◆ What the task asks
Could the lines from the start of the data through the line with "import * as" be set down exactly, with no pictures among them?

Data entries

+-------+

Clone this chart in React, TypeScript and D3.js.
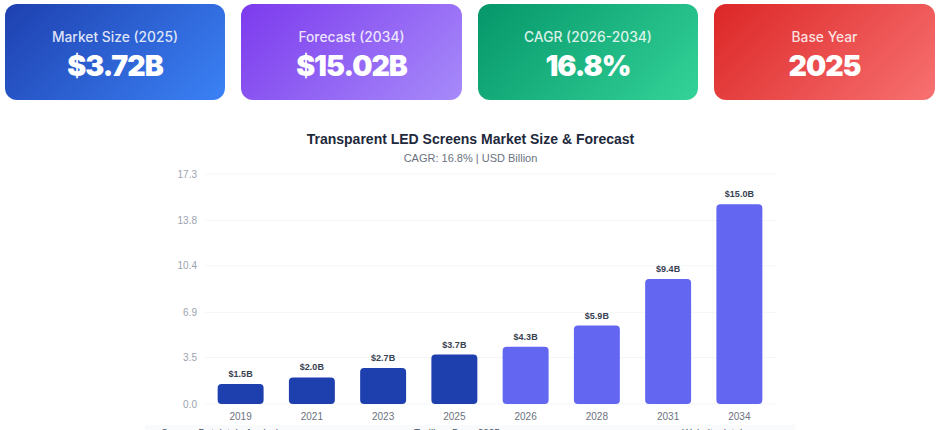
import React, { useEffect, useRef } from "react";
import * as d3 from "d3";

const years = ["2019", "2021", "2023", "2025", "2026", "2028", "2031", "2034"];
const values = [1.5, 2.0, 2.7, 3.72, 4.3, 5.9, 9.4, 15.02];
const barLabels = ["$1.5B", "$2.0B", "$2.7B", "$3.7B", "$4.3B", "$5.9B", "$9.4B", "$15.0B"];
const yTicks = [0, 3.5, 6.9, 10.4, 13.8, 17.3];
const historicYears = ["2019", "2021", "2023", "2025"];

const cardLabels = ["Market Size (2025)", "Forecast (2034)", "CAGR (2026-2034)", "Base Year"];
const cardValues = ["$3.72B", "$15.02B", "16.8%", "2025"];
const cardFrom = ["#1e40af", "#7c3aed", "#059669", "#dc2626"];
const cardTo = ["#3b82f6", "#a78bfa", "#34d399", "#f87171"];
const cardLefts = [5, 241, 478, 714];
const cardWidths = [220, 221, 220, 221];

// only the tops of these show, the page is cut off below them
const footerNotes = ["Source: Dataintelo Analysis", "Trailing: Base 2025", "Website: intelo"];
const footerCenters = [222, 457, 715];

const WIDTH = 939;
const HEIGHT = 430;
const CARD_FONT = "Inter, 'Noto Sans', sans-serif";
const CHART_FONT = "'Liberation Sans', Arial, sans-serif";

const App: React.FC = () => {
  const svgRef = useRef<SVGSVGElement | null>(null);

  useEffect(() => {
    if (!svgRef.current) return;
    const svg = d3.select(svgRef.current);
    svg.selectAll("*").remove();
    svg.attr("width", WIDTH).attr("height", HEIGHT);

    const defs = svg.append("defs");
    cardLabels.forEach((_, i) => {
      const w = cardWidths[i];
      const h = 96;
      // css 135deg gradient line on a non square box
      const half = (w + h) / 4;
      const cx = cardLefts[i] + w / 2;
      const cy = 4 + h / 2;
      const grad = defs.append("linearGradient")
        .attr("id", `card-${i}`)
        .attr("gradientUnits", "userSpaceOnUse")
        .attr("x1", cx - half).attr("y1", cy - half)
        .attr("x2", cx + half).attr("y2", cy + half);
      grad.append("stop").attr("offset", "0%").attr("stop-color", cardFrom[i]);
      grad.append("stop").attr("offset", "100%").attr("stop-color", cardTo[i]);
    });

    // top cards
    const cards = svg.append("g").selectAll("g").data(cardLabels).join("g");
    cards.append("rect")
      .attr("x", (_, i) => cardLefts[i])
      .attr("y", 4)
      .attr("width", (_, i) => cardWidths[i])
      .attr("height", 96)
      .attr("rx", 12)
      .attr("fill", (_, i) => `url(#card-${i})`);
    cards.append("text")
      .attr("x", (_, i) => cardLefts[i] + cardWidths[i] / 2)
      .attr("y", 42)
      .attr("text-anchor", "middle")
      .attr("font-family", CARD_FONT)
      .attr("font-size", 13.8)
      .attr("font-weight", 500)
      .attr("fill", "#fff")
      .attr("fill-opacity", 0.85)
      .text((d) => d);
    cards.append("text")
      .attr("x", (_, i) => cardLefts[i] + cardWidths[i] / 2)
      .attr("y", 76)
      .attr("text-anchor", "middle")
      .attr("font-family", CARD_FONT)
      .attr("font-size", 28.5)
      .attr("font-weight", 900)
      .attr("letter-spacing", -1)
      .attr("fill", "#fff")
      .text((_, i) => cardValues[i]);

    // titles
    svg.append("text")
      .attr("x", 470.5).attr("y", 144)
      .attr("text-anchor", "middle")
      .attr("font-family", CHART_FONT)
      .attr("font-size", 14)
      .attr("font-weight", 700)
      .attr("fill", "#1e293b")
      .text("Transparent LED Screens Market Size & Forecast");
    svg.append("text")
      .attr("x", 470.5).attr("y", 162)
      .attr("text-anchor", "middle")
      .attr("font-family", CHART_FONT)
      .attr("font-size", 11)
      .attr("fill", "#6b7280")
      .text("CAGR: 16.8% | USD Billion");

    const x = d3.scaleBand<string>().domain(years).range([205, 775]).paddingInner(0.355).paddingOuter(0.1775);
    const y = d3.scaleLinear().domain([0, 17.3]).range([404, 174]);

    // grid
    svg.append("g").selectAll("line").data(yTicks).join("line")
      .attr("x1", 205).attr("x2", 776)
      .attr("y1", (d) => y(d)).attr("y2", (d) => y(d))
      .attr("stroke", "#f4f5f8");

    // y axis
    const yAxis = svg.append("g")
      .attr("transform", "translate(205,0)")
      .call(d3.axisLeft(y).tickValues(yTicks).tickSize(0).tickPadding(8).tickFormat(d3.format(".1f")));
    yAxis.select(".domain").remove();
    yAxis.selectAll("text")
      .attr("font-family", CHART_FONT)
      .attr("font-size", 10)
      .attr("fill", "#9ca3af");

    // x axis
    const xAxis = svg.append("g")
      .attr("transform", "translate(0,404)")
      .call(d3.axisBottom(x).tickSize(0).tickPadding(9));
    xAxis.select(".domain").remove();
    xAxis.selectAll("text")
      .attr("font-family", CHART_FONT)
      .attr("font-size", 10)
      .attr("fill", "#6b7280");

    // bars, rounded on all corners
    svg.append("g").selectAll("rect").data(years).join("rect")
      .attr("x", (d) => x(d) ?? 0)
      .attr("y", (_, i) => y(values[i]))
      .attr("width", x.bandwidth())
      .attr("height", (_, i) => y(0) - y(values[i]))
      .attr("rx", 4)
      .attr("fill", (d) => (historicYears.includes(d) ? "#1e40af" : "#6366f1"));

    svg.append("g").selectAll("text").data(years).join("text")
      .attr("x", (d) => (x(d) ?? 0) + x.bandwidth() / 2)
      .attr("y", (_, i) => y(values[i]) - 7)
      .attr("text-anchor", "middle")
      .attr("font-family", CHART_FONT)
      .attr("font-size", 9)
      .attr("font-weight", 700)
      .attr("fill", "#374151")
      .text((_, i) => barLabels[i]);

    // footer strip, runs past the bottom of the window
    svg.append("rect")
      .attr("x", 145).attr("y", 425)
      .attr("width", 650).attr("height", 20)
      .attr("fill", "#f8fafc");
    svg.append("g").selectAll("text").data(footerNotes).join("text")
      .attr("x", (_, i) => footerCenters[i])
      .attr("y", 436.5)
      .attr("text-anchor", "middle")
      .attr("font-family", CHART_FONT)
      .attr("font-size", 10)
      .attr("fill", "#475569")
      .text((d) => d);
  }, []);

  return <svg ref={svgRef} style={{ position: "absolute", left: 0, top: 0, display: "block" }}></svg>;
};

export default App;
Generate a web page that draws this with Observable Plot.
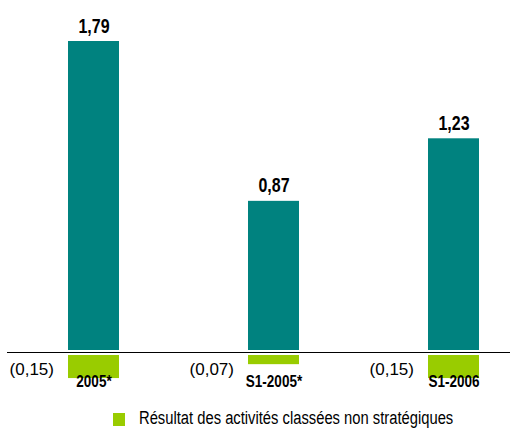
<!DOCTYPE html>
<html>
<head>
<meta charset="utf-8">
<script src="https://cdn.jsdelivr.net/npm/d3@7"></script>
<script src="https://cdn.jsdelivr.net/npm/@observablehq/plot@0.6"></script>
<style>
  html, body { margin: 0; padding: 0; background: #fff; }
  #wrap { position: relative; width: 510px; height: 428px; overflow: hidden; }
  #legend { position: absolute; left: 0; top: 400px; width: 510px; height: 28px;
    font-family: "Liberation Sans", Arial, sans-serif; font-size: 18px; color: #000; }
  #legend .sw { position: absolute; left: 113px; top: 13px; width: 12px; height: 13px; background: #99CC00; }
  #legend .lab { position: absolute; left: 139px; top: 8px; white-space: nowrap; line-height: 20px;
    transform: scaleX(0.82); transform-origin: 0 50%; }
</style>
</head>
<body>
<div id="wrap"></div>
<script>
const categories = ["2005*", "S1-2005*", "S1-2006"];
const resultValues = [1.79, 0.87, 1.23];
const resultLabels = ["1,79", "0,87", "1,23"];
const nonStrategicValues = [-0.15, -0.07, -0.15];
const nonStrategicLabels = ["(0,15)", "(0,07)", "(0,15)"];
const legendLabel = "Résultat des activités classées non stratégiques";

const teal = "#00827F";
const green = "#99CC00";
const font = "'Liberation Sans', Arial, sans-serif";

const main = categories.map((c, i) => ({cat: c, v: resultValues[i], label: resultLabels[i]}));
const neg = categories.map((c, i) => ({cat: c, v: nonStrategicValues[i], label: nonStrategicLabels[i]}));

const chart = Plot.plot({
  width: 510,
  height: 400,
  marginLeft: 7,
  marginRight: 0,
  marginTop: 0,
  marginBottom: 0,
  style: {background: "#fff", overflow: "visible"},
  x: {domain: categories, range: [49, 497], paddingInner: 0.718, paddingOuter: 0.1, axis: null},
  y: {domain: [0, 1.79], range: [352, 41], axis: null},
  marks: [
    Plot.barY(main, {x: "cat", y1: 0, y2: "v", fill: teal, insetBottom: 2}),
    Plot.barY(neg, {x: "cat", y1: 0, y2: "v", fill: green, insetTop: 3}),
    Plot.ruleY([0], {stroke: "#000", strokeWidth: 1.2}),
    Plot.text(main, {x: "cat", y: "v", text: "label", dy: -9, lineAnchor: "bottom",
      fontFamily: font, fontWeight: "bold", fontSize: 19.5, fill: "#000"}),
    Plot.text(neg, {x: "cat", y: d => 0, text: "label", dx: -40, dy: 17, textAnchor: "end", lineAnchor: "middle",
      fontFamily: font, fontSize: 17, fill: "#000"}),
    Plot.text(neg, {x: "cat", y: d => 0, text: "cat", dy: 29, lineAnchor: "middle",
      fontFamily: font, fontWeight: "bold", fontSize: 16.5, fill: "#000"})
  ]
});

// condense bold labels horizontally (Arial Narrow look)
d3.select(chart).selectAll('g[font-weight="bold"] text').each(function() {
  const t = this;
  const tr = t.getAttribute("transform") || "";
  const g = document.createElementNS("http://www.w3.org/2000/svg", "g");
  g.setAttribute("transform", `${tr} scale(0.82,1)`);
  t.parentNode.insertBefore(g, t);
  g.appendChild(t);
  t.removeAttribute("transform");
});

const wrap = document.getElementById("wrap");
wrap.appendChild(chart);
const legend = document.createElement("div");
legend.id = "legend";
legend.innerHTML = `<span class="sw"></span><span class="lab"></span>`;
legend.querySelector(".lab").textContent = legendLabel;
wrap.appendChild(legend);
</script>
</body>
</html>
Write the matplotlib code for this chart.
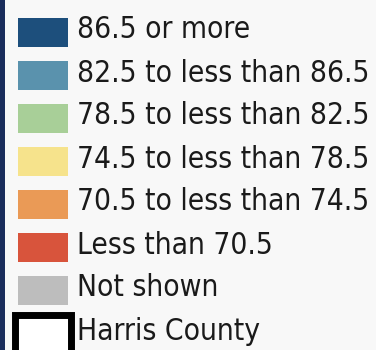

+-------+

◆ The solution
Clone this chart in React, TypeScript and D3.js.
import React, { useEffect, useRef } from "react";
import * as d3 from "d3";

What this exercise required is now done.